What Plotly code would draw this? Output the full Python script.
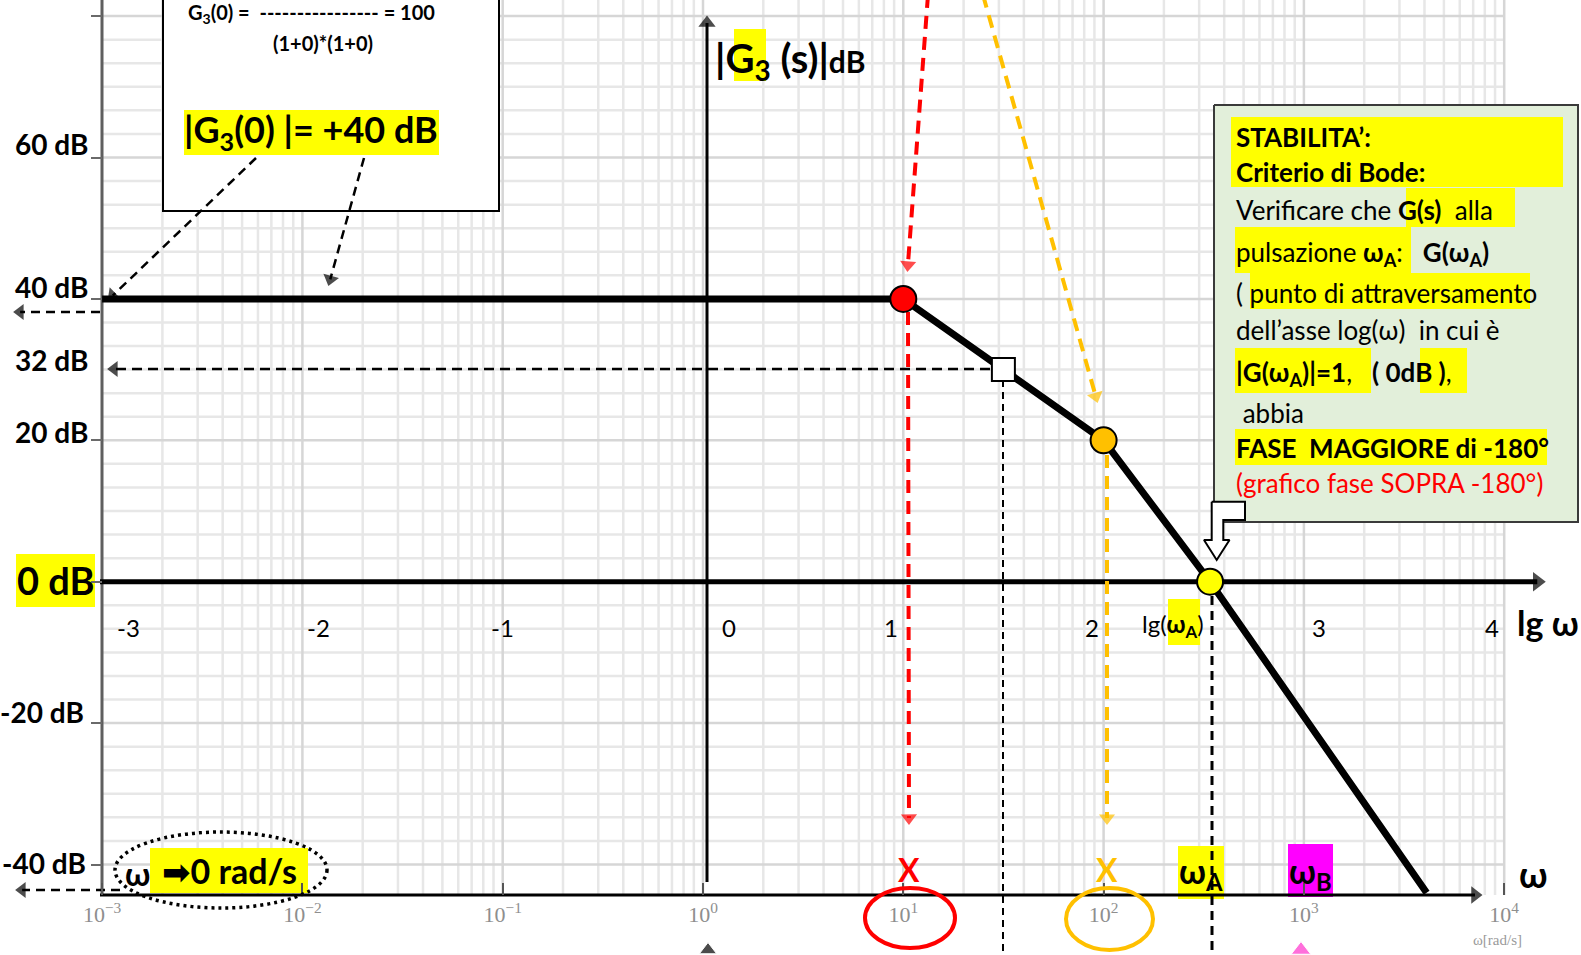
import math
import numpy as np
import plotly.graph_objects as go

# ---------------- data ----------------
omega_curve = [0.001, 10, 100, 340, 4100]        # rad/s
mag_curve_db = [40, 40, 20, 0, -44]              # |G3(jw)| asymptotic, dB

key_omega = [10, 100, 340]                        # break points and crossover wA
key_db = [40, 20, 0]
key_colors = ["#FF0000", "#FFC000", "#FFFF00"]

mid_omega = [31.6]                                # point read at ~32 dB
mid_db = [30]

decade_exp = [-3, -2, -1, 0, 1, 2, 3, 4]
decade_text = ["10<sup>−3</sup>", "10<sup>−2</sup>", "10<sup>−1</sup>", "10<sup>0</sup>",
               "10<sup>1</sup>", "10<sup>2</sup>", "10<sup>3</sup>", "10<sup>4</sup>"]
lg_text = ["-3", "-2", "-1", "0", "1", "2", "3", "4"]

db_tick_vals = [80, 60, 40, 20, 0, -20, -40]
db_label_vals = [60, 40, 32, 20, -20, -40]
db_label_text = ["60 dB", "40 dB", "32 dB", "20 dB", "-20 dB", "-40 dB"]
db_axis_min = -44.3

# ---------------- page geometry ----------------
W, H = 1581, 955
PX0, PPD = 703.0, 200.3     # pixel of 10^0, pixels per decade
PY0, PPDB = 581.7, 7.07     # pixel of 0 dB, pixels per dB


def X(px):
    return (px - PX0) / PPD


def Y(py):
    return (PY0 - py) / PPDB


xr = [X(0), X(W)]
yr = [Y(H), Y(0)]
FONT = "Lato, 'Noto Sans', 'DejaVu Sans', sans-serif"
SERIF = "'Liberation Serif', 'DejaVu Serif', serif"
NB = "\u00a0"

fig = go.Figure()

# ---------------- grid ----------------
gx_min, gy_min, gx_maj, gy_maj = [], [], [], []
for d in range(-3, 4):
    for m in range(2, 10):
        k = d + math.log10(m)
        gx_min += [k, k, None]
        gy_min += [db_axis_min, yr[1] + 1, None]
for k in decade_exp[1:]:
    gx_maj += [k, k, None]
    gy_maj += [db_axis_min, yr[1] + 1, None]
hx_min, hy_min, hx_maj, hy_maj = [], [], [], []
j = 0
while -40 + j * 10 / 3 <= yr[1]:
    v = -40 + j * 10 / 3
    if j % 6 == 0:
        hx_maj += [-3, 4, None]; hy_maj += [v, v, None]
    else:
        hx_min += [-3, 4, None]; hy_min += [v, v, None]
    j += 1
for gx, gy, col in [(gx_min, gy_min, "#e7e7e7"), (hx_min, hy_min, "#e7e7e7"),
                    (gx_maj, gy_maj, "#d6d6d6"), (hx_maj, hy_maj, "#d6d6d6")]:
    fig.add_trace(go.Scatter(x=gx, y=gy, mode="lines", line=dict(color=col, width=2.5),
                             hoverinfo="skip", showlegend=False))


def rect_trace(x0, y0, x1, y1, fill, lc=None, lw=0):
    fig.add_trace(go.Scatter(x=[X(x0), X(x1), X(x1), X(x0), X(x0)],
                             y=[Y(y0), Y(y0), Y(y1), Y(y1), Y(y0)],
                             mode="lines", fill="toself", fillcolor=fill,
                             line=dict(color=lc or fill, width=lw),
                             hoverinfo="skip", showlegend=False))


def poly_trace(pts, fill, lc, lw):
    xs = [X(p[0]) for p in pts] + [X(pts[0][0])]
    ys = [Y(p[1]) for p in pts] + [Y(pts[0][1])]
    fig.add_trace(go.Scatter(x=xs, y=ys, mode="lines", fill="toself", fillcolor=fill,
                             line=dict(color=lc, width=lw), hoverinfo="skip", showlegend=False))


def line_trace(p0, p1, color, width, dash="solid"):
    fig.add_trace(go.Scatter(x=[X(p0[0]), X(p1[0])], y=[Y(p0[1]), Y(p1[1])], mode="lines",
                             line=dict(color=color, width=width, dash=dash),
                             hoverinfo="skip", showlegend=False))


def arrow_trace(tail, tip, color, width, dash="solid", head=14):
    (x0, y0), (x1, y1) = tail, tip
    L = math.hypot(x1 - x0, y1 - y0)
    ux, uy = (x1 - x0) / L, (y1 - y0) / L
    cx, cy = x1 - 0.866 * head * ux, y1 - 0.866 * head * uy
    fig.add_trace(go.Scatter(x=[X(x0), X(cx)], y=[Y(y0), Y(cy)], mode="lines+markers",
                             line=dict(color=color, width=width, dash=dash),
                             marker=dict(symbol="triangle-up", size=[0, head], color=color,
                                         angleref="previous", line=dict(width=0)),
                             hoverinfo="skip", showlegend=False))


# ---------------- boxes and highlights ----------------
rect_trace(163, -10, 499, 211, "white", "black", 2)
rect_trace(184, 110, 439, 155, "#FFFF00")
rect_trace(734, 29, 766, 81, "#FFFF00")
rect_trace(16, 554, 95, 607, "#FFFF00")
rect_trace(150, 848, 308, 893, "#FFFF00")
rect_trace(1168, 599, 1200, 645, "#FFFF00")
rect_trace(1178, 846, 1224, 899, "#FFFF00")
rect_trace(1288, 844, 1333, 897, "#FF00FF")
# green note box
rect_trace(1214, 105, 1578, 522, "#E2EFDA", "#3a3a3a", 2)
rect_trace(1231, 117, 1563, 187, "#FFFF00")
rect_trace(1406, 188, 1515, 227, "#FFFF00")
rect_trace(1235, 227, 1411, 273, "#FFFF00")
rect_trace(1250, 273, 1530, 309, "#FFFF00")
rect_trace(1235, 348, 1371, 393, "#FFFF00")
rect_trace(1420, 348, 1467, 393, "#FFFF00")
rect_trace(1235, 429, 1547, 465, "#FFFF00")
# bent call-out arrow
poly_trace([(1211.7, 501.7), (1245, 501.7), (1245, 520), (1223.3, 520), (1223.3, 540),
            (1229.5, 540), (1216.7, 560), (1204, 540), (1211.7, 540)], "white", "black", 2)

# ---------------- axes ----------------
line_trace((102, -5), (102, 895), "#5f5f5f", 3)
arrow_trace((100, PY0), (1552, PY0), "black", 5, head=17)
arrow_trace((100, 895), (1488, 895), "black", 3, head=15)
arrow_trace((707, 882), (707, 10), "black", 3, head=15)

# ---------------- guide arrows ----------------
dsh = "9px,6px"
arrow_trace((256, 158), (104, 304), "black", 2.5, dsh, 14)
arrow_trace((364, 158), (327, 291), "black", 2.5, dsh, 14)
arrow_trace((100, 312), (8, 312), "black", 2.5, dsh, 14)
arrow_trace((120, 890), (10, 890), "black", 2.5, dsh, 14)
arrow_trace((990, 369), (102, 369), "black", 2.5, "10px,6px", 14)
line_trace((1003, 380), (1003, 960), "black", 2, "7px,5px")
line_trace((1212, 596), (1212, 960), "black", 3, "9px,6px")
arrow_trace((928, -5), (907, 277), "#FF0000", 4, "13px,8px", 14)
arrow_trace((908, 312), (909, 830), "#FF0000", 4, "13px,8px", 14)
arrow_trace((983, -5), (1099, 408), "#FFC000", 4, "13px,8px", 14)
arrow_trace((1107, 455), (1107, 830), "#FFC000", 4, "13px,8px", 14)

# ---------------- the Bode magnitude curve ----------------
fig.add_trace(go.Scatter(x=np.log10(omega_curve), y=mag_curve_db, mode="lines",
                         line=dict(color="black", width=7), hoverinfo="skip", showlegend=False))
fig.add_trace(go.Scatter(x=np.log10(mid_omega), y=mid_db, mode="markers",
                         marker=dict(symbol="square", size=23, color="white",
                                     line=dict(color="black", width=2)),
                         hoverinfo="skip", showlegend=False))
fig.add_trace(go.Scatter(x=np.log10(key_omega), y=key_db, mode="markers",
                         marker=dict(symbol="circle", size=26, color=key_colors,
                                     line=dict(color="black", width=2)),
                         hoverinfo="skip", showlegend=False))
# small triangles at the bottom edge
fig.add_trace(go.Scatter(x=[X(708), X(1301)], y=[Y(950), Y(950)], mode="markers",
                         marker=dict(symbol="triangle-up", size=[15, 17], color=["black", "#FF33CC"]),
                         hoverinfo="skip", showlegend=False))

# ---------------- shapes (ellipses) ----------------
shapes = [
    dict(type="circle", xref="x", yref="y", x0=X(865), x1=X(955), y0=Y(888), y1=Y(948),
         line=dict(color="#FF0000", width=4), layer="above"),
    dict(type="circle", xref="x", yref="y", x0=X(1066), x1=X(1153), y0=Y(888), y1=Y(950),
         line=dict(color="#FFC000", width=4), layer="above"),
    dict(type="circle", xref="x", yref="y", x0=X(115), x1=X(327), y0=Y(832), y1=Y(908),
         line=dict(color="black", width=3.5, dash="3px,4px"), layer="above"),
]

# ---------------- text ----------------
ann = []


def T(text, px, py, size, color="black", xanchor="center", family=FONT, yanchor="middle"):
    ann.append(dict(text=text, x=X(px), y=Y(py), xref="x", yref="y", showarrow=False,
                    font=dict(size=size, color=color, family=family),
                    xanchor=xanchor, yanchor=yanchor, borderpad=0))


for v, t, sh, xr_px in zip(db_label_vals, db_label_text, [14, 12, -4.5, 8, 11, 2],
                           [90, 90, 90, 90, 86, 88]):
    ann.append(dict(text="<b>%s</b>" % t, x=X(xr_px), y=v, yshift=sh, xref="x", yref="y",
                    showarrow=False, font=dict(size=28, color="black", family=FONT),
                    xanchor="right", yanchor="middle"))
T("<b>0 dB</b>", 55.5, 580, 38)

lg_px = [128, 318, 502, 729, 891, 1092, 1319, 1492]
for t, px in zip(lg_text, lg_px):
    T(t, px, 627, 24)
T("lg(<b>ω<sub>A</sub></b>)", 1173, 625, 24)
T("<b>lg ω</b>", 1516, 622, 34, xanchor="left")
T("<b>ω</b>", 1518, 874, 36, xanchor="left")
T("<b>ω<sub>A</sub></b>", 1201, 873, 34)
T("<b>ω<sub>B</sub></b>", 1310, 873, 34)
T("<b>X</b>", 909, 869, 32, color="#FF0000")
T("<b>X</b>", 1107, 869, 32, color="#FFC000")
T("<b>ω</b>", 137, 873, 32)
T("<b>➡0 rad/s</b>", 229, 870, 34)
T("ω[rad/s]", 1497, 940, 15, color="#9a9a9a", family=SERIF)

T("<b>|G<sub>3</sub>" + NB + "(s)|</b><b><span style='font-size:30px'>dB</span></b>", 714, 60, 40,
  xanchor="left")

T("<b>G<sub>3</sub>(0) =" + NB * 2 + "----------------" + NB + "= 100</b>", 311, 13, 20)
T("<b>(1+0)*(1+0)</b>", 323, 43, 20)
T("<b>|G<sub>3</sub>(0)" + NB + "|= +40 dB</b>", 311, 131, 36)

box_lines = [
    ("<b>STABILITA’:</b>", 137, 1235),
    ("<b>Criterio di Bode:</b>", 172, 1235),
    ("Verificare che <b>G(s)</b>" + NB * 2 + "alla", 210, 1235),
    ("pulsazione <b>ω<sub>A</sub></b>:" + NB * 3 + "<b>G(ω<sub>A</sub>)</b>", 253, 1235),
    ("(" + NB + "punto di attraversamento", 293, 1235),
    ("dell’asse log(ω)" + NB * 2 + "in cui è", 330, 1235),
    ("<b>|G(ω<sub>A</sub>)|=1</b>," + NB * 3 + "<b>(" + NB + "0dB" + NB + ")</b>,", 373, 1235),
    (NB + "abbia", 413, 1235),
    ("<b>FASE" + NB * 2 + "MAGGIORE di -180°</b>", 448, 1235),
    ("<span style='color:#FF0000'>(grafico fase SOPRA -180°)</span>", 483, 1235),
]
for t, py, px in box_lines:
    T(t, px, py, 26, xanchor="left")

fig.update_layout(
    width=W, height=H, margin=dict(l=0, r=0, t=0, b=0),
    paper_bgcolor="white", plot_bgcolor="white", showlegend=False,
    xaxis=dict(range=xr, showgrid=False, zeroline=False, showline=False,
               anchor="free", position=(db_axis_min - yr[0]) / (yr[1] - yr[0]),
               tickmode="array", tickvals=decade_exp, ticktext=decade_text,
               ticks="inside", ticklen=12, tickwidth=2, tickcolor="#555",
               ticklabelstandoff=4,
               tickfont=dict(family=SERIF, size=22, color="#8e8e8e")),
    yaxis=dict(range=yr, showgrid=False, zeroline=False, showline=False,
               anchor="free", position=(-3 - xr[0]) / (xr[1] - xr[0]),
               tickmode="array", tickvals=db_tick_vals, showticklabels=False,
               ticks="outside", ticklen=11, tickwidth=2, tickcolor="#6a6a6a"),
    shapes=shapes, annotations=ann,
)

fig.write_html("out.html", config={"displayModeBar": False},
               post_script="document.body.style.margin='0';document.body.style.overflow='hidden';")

■ What you should do
Your task is to restate word for word the lines from the top of the data to the line containing "fig = go.Figure()", both ends included, with every picture left out.

■ Problem solution
What Plotly code would draw this? Output the full Python script.
import math
import numpy as np
import plotly.graph_objects as go

# ---------------- data ----------------
omega_curve = [0.001, 10, 100, 340, 4100]        # rad/s
mag_curve_db = [40, 40, 20, 0, -44]              # |G3(jw)| asymptotic, dB

key_omega = [10, 100, 340]                        # break points and crossover wA
key_db = [40, 20, 0]
key_colors = ["#FF0000", "#FFC000", "#FFFF00"]

mid_omega = [31.6]                                # point read at ~32 dB
mid_db = [30]

decade_exp = [-3, -2, -1, 0, 1, 2, 3, 4]
decade_text = ["10<sup>−3</sup>", "10<sup>−2</sup>", "10<sup>−1</sup>", "10<sup>0</sup>",
               "10<sup>1</sup>", "10<sup>2</sup>", "10<sup>3</sup>", "10<sup>4</sup>"]
lg_text = ["-3", "-2", "-1", "0", "1", "2", "3", "4"]

db_tick_vals = [80, 60, 40, 20, 0, -20, -40]
db_label_vals = [60, 40, 32, 20, -20, -40]
db_label_text = ["60 dB", "40 dB", "32 dB", "20 dB", "-20 dB", "-40 dB"]
db_axis_min = -44.3

# ---------------- page geometry ----------------
W, H = 1581, 955
PX0, PPD = 703.0, 200.3     # pixel of 10^0, pixels per decade
PY0, PPDB = 581.7, 7.07     # pixel of 0 dB, pixels per dB


def X(px):
    return (px - PX0) / PPD


def Y(py):
    return (PY0 - py) / PPDB


xr = [X(0), X(W)]
yr = [Y(H), Y(0)]
FONT = "Lato, 'Noto Sans', 'DejaVu Sans', sans-serif"
SERIF = "'Liberation Serif', 'DejaVu Serif', serif"
NB = "\u00a0"

fig = go.Figure()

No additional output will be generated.